Democrats Put Hope in SCOTUS As They Race Against the 2020 Redistricting Clock
CNN/Stylemagazine.com Newswire | 10/3/2017, 6:28 a.m.
By Eric Bradner, CNN
(CNN) -- Democrats have launched groups, funded legal battles and thrown money at state parties in an effort to keep the disastrous redistricting of 2010 that all but guaranteed a Republican-controlled House for the next decade from happening again.
Now, they are putting their hopes in the Supreme Court, which will hear a case Tuesday that was originally brought by Wisconsin Democrats who complain that the legislative maps in their state were unconstitutionally drawn to benefit Republicans.
Democrats hope that the nation's high court will set guidelines that would bar an overreliance on politics in the map-making process. Such a ruling could fundamentally shift American politics -- particularly for Democrats, whose urban and minority voters tend to live in clusters that make it easier to drawn them into the same districts.
The stakes are high: Right now, Democrats are the majority party in just 31 of the nation's 98 partisan state legislative chambers.
If the Supreme Court sets guidelines to prohibit partisanship from being used to draw district lines, it would put "10 to 12 more chambers in immediate play" in six or seven states, said Jessica Post, the executive director of the Democratic Legislative Campaign Committee.
Winning control of those state-level chambers means Democrats would also play a role in drawing congressional maps there.
"We still have a shot on the current map, but if we have fair maps, we could see real progress," Post said.
The Wisconsin case, Gill v.
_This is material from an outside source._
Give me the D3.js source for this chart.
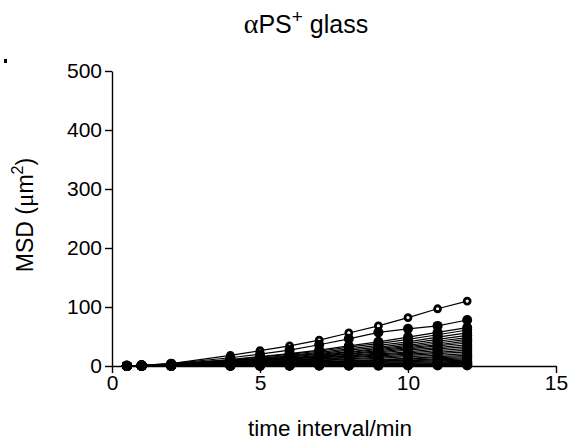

Whitford, is the first of several legal battles working through the courts right now that Democrats hope will curb partisan and racial gerrymandering. Ongoing battles in North Carolina, Texas and Virginia are focused on race.
On Tuesday, the Eric Holder-led National Democratic Redistricting Committee, launched in the wake of 2016's election, is expected to file a lawsuit on behalf of residents of Georgia over legislative maps that lawmakers there redrew in 2015 to shore up the Atlanta suburbs for Republican incumbents.
"As Democrats and grassroots activists refocus their efforts on state and local elections, one thing is abundantly clear: if we want to fix our broken political system, we need to start by fixing the way we draw electoral maps. That fight starts now," Holder said.
The court battles are at the forefront of Democrats' bid to win back the nearly 1,000 state legislative seats the party lost during Barack Obama's presidency -- a blow that Obama himself is now attempting to help reverse by raising money for the redistricting group.
The heightened Democratic focus on state legislatures will be tested this fall in Virginia, where the party will try to chip away at the GOP's nearly 2-to-1 state assembly majority, and Nevada, where Republicans are pushing to recall several sitting Democrats in a bid to change party control of the state Senate.
The Nevada effort is particularly concerning to national Democrats who fret that the GOP could use similar tactics in other states.
In addition to its regular monthly $10,000 contributions to each state party, the DNC sent a six-figure sum and the Holder-led group sent $50,000 to the new group Our Votes, Our Voice, which is leading a campaign urging voters to decline to sign the recall petitions.
Donors are also paying closer attention to the state-level battles. Post said the DLCC's online fundraising is up 450% compared to this point in 2015, while a spokesman for the Democratic Governors Association said the group is receiving contributions this year from major donors who previously have ignored or only contributed small amounts to state races.
Buoying Democrats as they attempt to refocus the party's donors and activists on down-ballot races is that -- while whiffing in congressional special elections -- Democrats have flipped eight state legislative seats this year.
"Republicans have worked for years to rig the system with partisan gerrymandering and restrictive voting laws designed to keep African Americans, Latinos, and young people away on Election Day," said Tom Perez, the DNC chairman.
"Democrats believe that voters should get to choose their representatives, not the other way around," Perez said in an emailed statement. "We believe that America is stronger when more people, not fewer, participate on Election Day. And as Republicans try to silence people's voices and limit one of our most fundamental rights, Democrats will continue fighting for the equal voice every voter deserves."